Беседы о доме, о Москве, об Иерусалиме - Дина Рубина 3 стр.


В своих книгах вы нередко выводите в юмористических или памфлетных тонах известных персонажей здешней среды обитания, не заботясь даже о том, чтобы придумать для них менее прозрачные псевдонимы. Часто ли на вас обижаются прототипы и как складываются дальнейшие, нелитературные отношения с ними?


По-видимому, я произвожу впечатление акына, который пишет, что видит. Это заблуждение, в которое я намеренно ввожу читателя. На самом деле мало из того, что я пишу, происходит в жизни буквально. Иллюзия факта как авторский прием. Искусство – как побег от личного чувства. Типажи – да, почти всегда черпаю из жизни. Но действия их, коллизии, диалоги – сочиненные. Мои домашние уже даже и не спрашивают – "А когда это было?" или "Когда это я такое сказал?!". Они смиренно влачат ярмо литературных персонажей, доля такая.

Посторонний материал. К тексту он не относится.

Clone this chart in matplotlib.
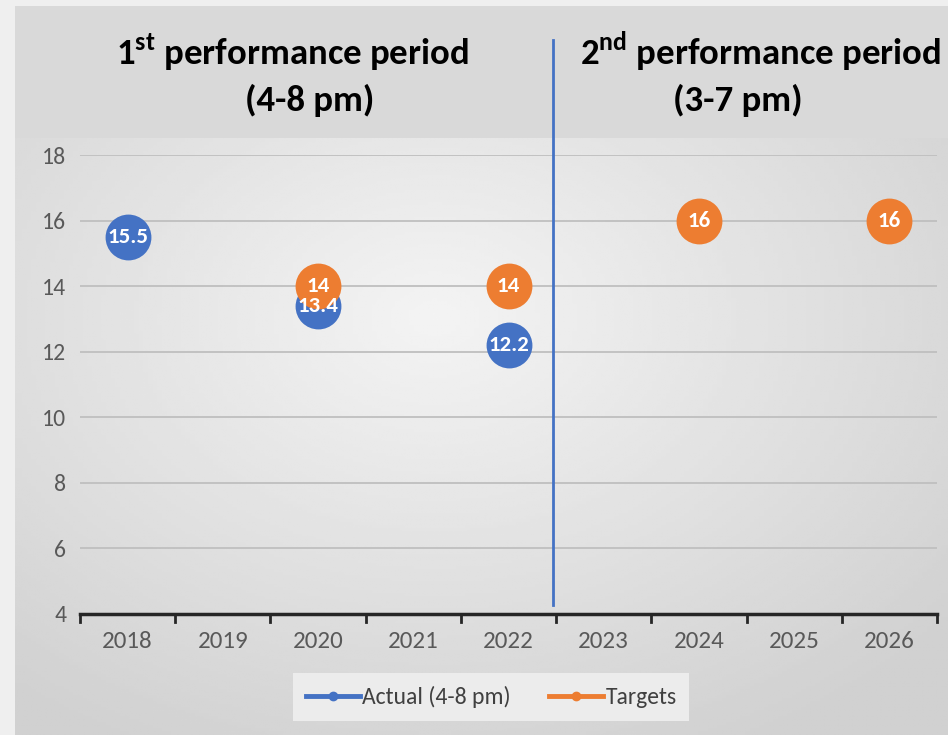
import numpy as np
import matplotlib.pyplot as plt
from matplotlib import font_manager
from matplotlib.lines import Line2D

years = ["2018", "2019", "2020", "2021", "2022", "2023", "2024", "2025", "2026"]
actual = [15.5, None, 13.4, None, 12.2, None, None, None, None]
targets = [None, None, 14, None, 14, None, 16, None, 16]
y_ticks = [4, 6, 8, 10, 12, 14, 16, 18]

BLUE = "#4472C4"
ORANGE = "#ED7D31"

# Calibri look-alike if there is one
installed = {f.name for f in font_manager.fontManager.ttflist}
main_font = "DejaVu Sans"
for cand in ["Carlito", "Liberation Sans Narrow", "Open Sans Condensed",
             "Roboto Condensed", "PT Sans Narrow", "Archivo Narrow"]:
    if cand in installed:
        main_font = cand
        break
FONT = [main_font, "DejaVu Sans"]
narrow = main_font != "DejaVu Sans"
k = 1.0 if narrow else 0.8

plt.rcParams["font.family"] = FONT
plt.rcParams["mathtext.fontset"] = "custom"
plt.rcParams["mathtext.bf"] = main_font + ":bold"
plt.rcParams["mathtext.rm"] = main_font

W, H = 948, 735
fig = plt.figure(figsize=(W / 100, H / 100), dpi=100)

# background: light left strip, gray title band, gradient chart area
bg = fig.add_axes([0, 0, 1, 1], zorder=-10)
bg.add_patch(plt.Rectangle((0, 0), W, H, color="#efefef", lw=0, zorder=0))
xx, yy = np.meshgrid(np.linspace(0, 1, 200), np.linspace(0, 1, 200))
r = np.sqrt(((xx - 0.45) / 0.9) ** 2 + ((yy - 0.3) / 1.0) ** 2)
grad = np.clip(0.955 - 0.17 * r, 0.82, 0.96)
bg.imshow(grad, cmap="gray", vmin=0, vmax=1, extent=(15, W, H, 138),
          aspect="auto", zorder=1)
bg.add_patch(plt.Rectangle((15, 6), W - 15, 132, color="#d9d9d9", lw=0, zorder=2))
bg.set_xlim(0, W)
bg.set_ylim(H, 0)
bg.axis("off")

ax = fig.add_axes([80 / W, 1 - 614 / H, 857 / W, 459 / H])
ax.set_facecolor("none")
x = np.arange(len(years))

a = np.array([np.nan if v is None else v for v in actual])
t = np.array([np.nan if v is None else v for v in targets])

lab_fs = 16.5 * k
ax.plot(x, a, "-o", color=BLUE, ms=33, lw=3, mew=0, zorder=3)
ax.plot(x, t, "-o", color=ORANGE, ms=33, lw=3, mew=0, zorder=4)
for xi, v in zip(x, a):
    if not np.isnan(v):
        ax.text(xi, v, f"{v:g}", color="white", fontsize=lab_fs, fontweight="bold",
                ha="center", va="center", zorder=6)
for xi, v in zip(x, t):
    if not np.isnan(v):
        ax.text(xi, v, f"{v:g}", color="white", fontsize=lab_fs, fontweight="bold",
                ha="center", va="center", zorder=6)

ax.set_xlim(-0.5, len(years) - 0.5)
ax.set_ylim(4, 18)
ax.set_yticks(y_ticks)
ax.set_yticklabels([str(v) for v in y_ticks], color="#595959", fontsize=17 * k)
ax.set_xticks(x)
ax.set_xticklabels(years, color="#595959", fontsize=18 * k)
ax.tick_params(axis="y", length=0, pad=10)
ax.tick_params(axis="x", length=0, pad=12)
for yv in y_ticks[1:]:
    ax.axhline(yv, color="#bfbfbf", lw=1.3, zorder=1)
for s in ["top", "right", "left"]:
    ax.spines[s].set_visible(False)
ax.spines["bottom"].set_linewidth(2.5)
ax.spines["bottom"].set_color("#262626")
# category boundary tick marks
for b in np.arange(-0.5, len(years), 1.0):
    ax.plot([b, b], [0, -0.018], transform=ax.get_xaxis_transform(),
            color="#262626", lw=2, clip_on=False)

# divider between periods
ax.axvline(4.47, ymin=(614 - 605) / 459, ymax=(614 - 40) / 459,
           color=BLUE, lw=2, clip_on=False, zorder=5)

# period headings
hfs = 26.5 * k
fig.text(292 / W, 1 - 52 / H, r"1$^{\mathbf{st}}$ performance period", ha="center",
         va="center", fontsize=hfs, fontweight="bold", color="black")
fig.text(310 / W, 1 - 100 / H, "(4-8 pm)", ha="center", va="center",
         fontsize=hfs, fontweight="bold", color="black")
fig.text(580 / W, 1 - 52 / H, r"2$^{\mathbf{nd}}$ performance period", ha="left",
         va="center", fontsize=hfs, fontweight="bold", color="black")
fig.text(738 / W, 1 - 100 / H, "(3-7 pm)", ha="center", va="center",
         fontsize=hfs, fontweight="bold", color="black")

handles = [
    Line2D([], [], color=BLUE, lw=3.5, marker="o", ms=6),
    Line2D([], [], color=ORANGE, lw=3.5, marker="o", ms=6),
]
leg = fig.legend(handles, ["Actual (4-8 pm)", "Targets"], loc="center",
                 bbox_to_anchor=(491 / W, 1 - 697 / H), ncol=2, frameon=True,
                 fontsize=17 * k, handlelength=2.3, handletextpad=0.1,
                 columnspacing=1.6, borderpad=0.55, fancybox=False)
leg.get_frame().set_facecolor("#ececec")
leg.get_frame().set_edgecolor("none")
leg.get_frame().set_alpha(1)
for txt in leg.get_texts():
    txt.set_color("#404040")

fig.savefig("out.png", dpi=100)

Знаете, я ведь себя ощущаю человеком мастеровым. У меня отец – художник, муж – художник, сама я семнадцать лет отдала одному из каторжных искусств – музыке. Я с детства привыкла относиться к искусству как к весьма вещественному и тяжелому труду. Выросла среди подрамников, рам, мольбертов, холстов, среди плотницких инструментов, при помощи которых эти подрамники сбиваются… Я боготворю материал, уверена, что подлинное искусство всегда рождается из материала – неважно, что он собой представляет – крошево прошлой жизни, сегодняшний день с его каруселью лиц, жестов, обрывков диалогов – все это материал для литературы. Глина, из которой лепится литературный Голем. Только писатель может заставить реальность повернуться значимой стороной. Сервантес, кажется, писал – истории вымышленные только тогда хороши и увлекательны, когда они приближаются к правде или просто правдоподобны… А Малларме утверждал, что мир существует, чтобы войти в книгу.

И тут в процессе работы важно не испугаться будущего столкновения прототипа с персонажем, не стать жертвой своей недоговоренности, осторожности, так называемой "воспитанности", деликатности общечеловеческой. Художник – роженица, излишняя стыдливость может стоить литературному ребенку жизни. Зощенко говорил, что страх писателя грозит потерей квалификации. Говорил он это, имея в виду несколько иной смысл, политический, но писателя подстерегает множество опасностей, и та, о которой я говорю, – не из последних. Вообще, по жизни писателю требуется мужество самых разных сортов. В том числе надо быть готовым к тому, что от тебя могут отвернуться близкие, что, в конце концов, ты останешься одиноким, как желтый огурец в осеннем поле.

Вспоминаю, как недавно, на презентацию в Питере книги Саши Окуня и Игоря Губермана приехал их давний друг, давно уже американец, известный фотограф Саша Костомаров, кстати, один из персонажей книги. После вечера все собрались за небольшим фуршетом. Саша Окунь поднял тост "за одного из героев книги, который, ради дружбы специально приехал из Америки". Костомаров сказал – "Я, конечно, выведен в этой книге полным мудаком", на что Губерман заметил – "Что ты, старик, у нас же книжка не реалистическая!"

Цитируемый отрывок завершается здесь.